Source data
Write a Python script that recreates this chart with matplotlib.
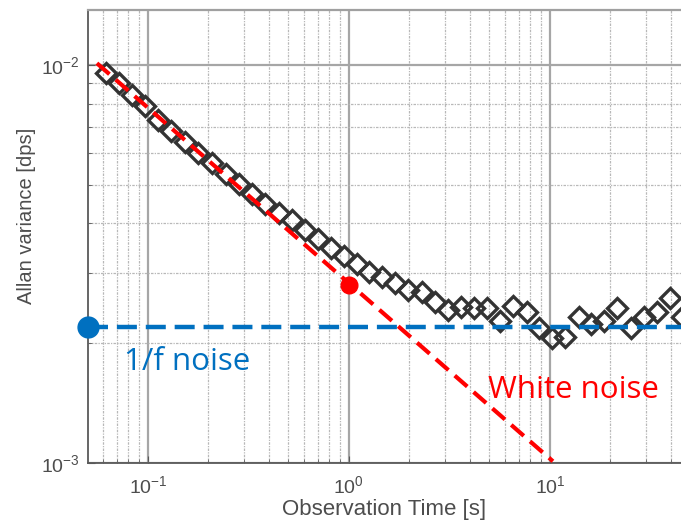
'''
Allan variance vs observation time (log-log)
'''
from matplotlib import pyplot as plt
from matplotlib.ticker import LogLocator, NullFormatter
import numpy as np

plt.rcParams['font.family'] = ['Liberation Sans', 'DejaVu Sans']

tau = [0.0618, 0.0717, 0.0832, 0.0966, 0.112, 0.130, 0.153, 0.177, 0.208, 0.244,
       0.284, 0.329, 0.382, 0.448, 0.520, 0.604, 0.701, 0.813, 0.944, 1.10,
       1.26, 1.46, 1.69, 1.97, 2.31, 2.68, 3.11, 3.61, 4.19, 4.86,
       5.64, 6.55, 7.69, 8.82, 10.2, 11.9, 13.9, 16.0, 18.6, 21.5,
       25.3, 29.4, 34.1, 39.5, 45.4]
avar = [9.55e-3, 9.01e-3, 8.41e-3, 7.89e-3, 7.27e-3, 6.83e-3, 6.41e-3, 6.01e-3, 5.67e-3, 5.32e-3,
        5.02e-3, 4.74e-3, 4.48e-3, 4.25e-3, 4.08e-3, 3.85e-3, 3.66e-3, 3.47e-3, 3.31e-3, 3.16e-3,
        3.02e-3, 2.93e-3, 2.83e-3, 2.72e-3, 2.69e-3, 2.54e-3, 2.42e-3, 2.47e-3, 2.45e-3, 2.45e-3,
        2.27e-3, 2.48e-3, 2.40e-3, 2.18e-3, 2.06e-3, 2.07e-3, 2.33e-3, 2.24e-3, 2.27e-3, 2.45e-3,
        2.18e-3, 2.33e-3, 2.40e-3, 2.60e-3, 2.33e-3]

# white noise asymptote and 1/f floor
white_x = [0.0557, 10.35]
white_y = [1.01e-2, 1.01e-3]
white_pt = (1.0, 2.8e-3)
flicker_level = 2.2e-3

xlim = (0.0503, 44.9)
ylim = (1e-3, 1.374e-2)

fig = plt.figure(figsize=(6.81, 5.30), dpi=100)
ax = fig.add_axes([0.1292, 0.1264, 0.8708, 0.8547])
ax.set_xscale('log')
ax.set_yscale('log')
ax.set_xlim(*xlim)
ax.set_ylim(*ylim)

ax.xaxis.set_major_locator(LogLocator(base=10))
ax.xaxis.set_minor_locator(LogLocator(base=10, subs=np.arange(2, 10)))
ax.yaxis.set_major_locator(LogLocator(base=10))
ax.yaxis.set_minor_locator(LogLocator(base=10, subs=np.arange(2, 10)))
ax.xaxis.set_minor_formatter(NullFormatter())
ax.yaxis.set_minor_formatter(NullFormatter())

ax.grid(True, which='major', color='#a6a6a6', lw=1.6, ls='-', zorder=0)
ax.grid(True, which='minor', color='#b8b8b8', lw=0.9, ls=(0, (2, 1, 1, 1)), zorder=0)
ax.set_axisbelow(True)

ax.tick_params(which='both', direction='in', colors='#595959', labelsize=14,
               labelcolor='#4d4d4d', top=False, right=False)
ax.tick_params(which='major', length=5)
ax.tick_params(which='minor', length=3)
ax.tick_params(axis='x', pad=9)
ax.tick_params(axis='y', pad=6)
for s in ['left', 'bottom']:
    ax.spines[s].set_color('#595959')
    ax.spines[s].set_linewidth(1.3)
ax.spines['top'].set_color('#a0a0a0')
ax.spines['top'].set_linewidth(1.6)
ax.spines['right'].set_visible(False)

ax.plot(tau, avar, ls='none', marker='D', ms=10.5, mfc='none', mec='#333333', mew=2.4, zorder=3)

ax.plot(white_x, white_y, color='#ff0000', lw=3, ls=(0, (4, 2)), zorder=4, clip_on=False)
ax.plot(*white_pt, 'o', color='#ff0000', ms=12, zorder=5)

ax.axhline(flicker_level, color='#0070c0', lw=3.2, ls=(0, (4.5, 2)), zorder=4)
ax.plot(xlim[0], flicker_level, 'o', color='#0070c0', ms=15, zorder=6, clip_on=False)

ax.text(0.076, 1.71e-3, '1/f noise', color='#0070c0', fontsize=22.5,
        family=['Open Sans', 'DejaVu Sans'], ha='left', va='baseline')
ax.text(4.92, 1.46e-3, 'White noise', color='#ff0000', fontsize=22.5,
        family=['Open Sans', 'DejaVu Sans'], ha='left', va='baseline')

ax.set_xlabel('Observation Time [s]', fontsize=16, color='#4d4d4d', labelpad=1)
ax.set_ylabel('Allan variance [dps]', fontsize=14.5, color='#4d4d4d')
ax.yaxis.set_label_coords(-0.088, 0.545)

fig.savefig('out.png', dpi=100)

The task
Copy exactly the lines running from the beginning of the listing through the line that has "ax.set_ylim(*ylim)". Drop the pictures.

Expected output
Write a Python script that recreates this chart with matplotlib.
'''
Allan variance vs observation time (log-log)
'''
from matplotlib import pyplot as plt
from matplotlib.ticker import LogLocator, NullFormatter
import numpy as np

plt.rcParams['font.family'] = ['Liberation Sans', 'DejaVu Sans']

tau = [0.0618, 0.0717, 0.0832, 0.0966, 0.112, 0.130, 0.153, 0.177, 0.208, 0.244,
       0.284, 0.329, 0.382, 0.448, 0.520, 0.604, 0.701, 0.813, 0.944, 1.10,
       1.26, 1.46, 1.69, 1.97, 2.31, 2.68, 3.11, 3.61, 4.19, 4.86,
       5.64, 6.55, 7.69, 8.82, 10.2, 11.9, 13.9, 16.0, 18.6, 21.5,
       25.3, 29.4, 34.1, 39.5, 45.4]
avar = [9.55e-3, 9.01e-3, 8.41e-3, 7.89e-3, 7.27e-3, 6.83e-3, 6.41e-3, 6.01e-3, 5.67e-3, 5.32e-3,
        5.02e-3, 4.74e-3, 4.48e-3, 4.25e-3, 4.08e-3, 3.85e-3, 3.66e-3, 3.47e-3, 3.31e-3, 3.16e-3,
        3.02e-3, 2.93e-3, 2.83e-3, 2.72e-3, 2.69e-3, 2.54e-3, 2.42e-3, 2.47e-3, 2.45e-3, 2.45e-3,
        2.27e-3, 2.48e-3, 2.40e-3, 2.18e-3, 2.06e-3, 2.07e-3, 2.33e-3, 2.24e-3, 2.27e-3, 2.45e-3,
        2.18e-3, 2.33e-3, 2.40e-3, 2.60e-3, 2.33e-3]

# white noise asymptote and 1/f floor
white_x = [0.0557, 10.35]
white_y = [1.01e-2, 1.01e-3]
white_pt = (1.0, 2.8e-3)
flicker_level = 2.2e-3

xlim = (0.0503, 44.9)
ylim = (1e-3, 1.374e-2)

fig = plt.figure(figsize=(6.81, 5.30), dpi=100)
ax = fig.add_axes([0.1292, 0.1264, 0.8708, 0.8547])
ax.set_xscale('log')
ax.set_yscale('log')
ax.set_xlim(*xlim)
ax.set_ylim(*ylim)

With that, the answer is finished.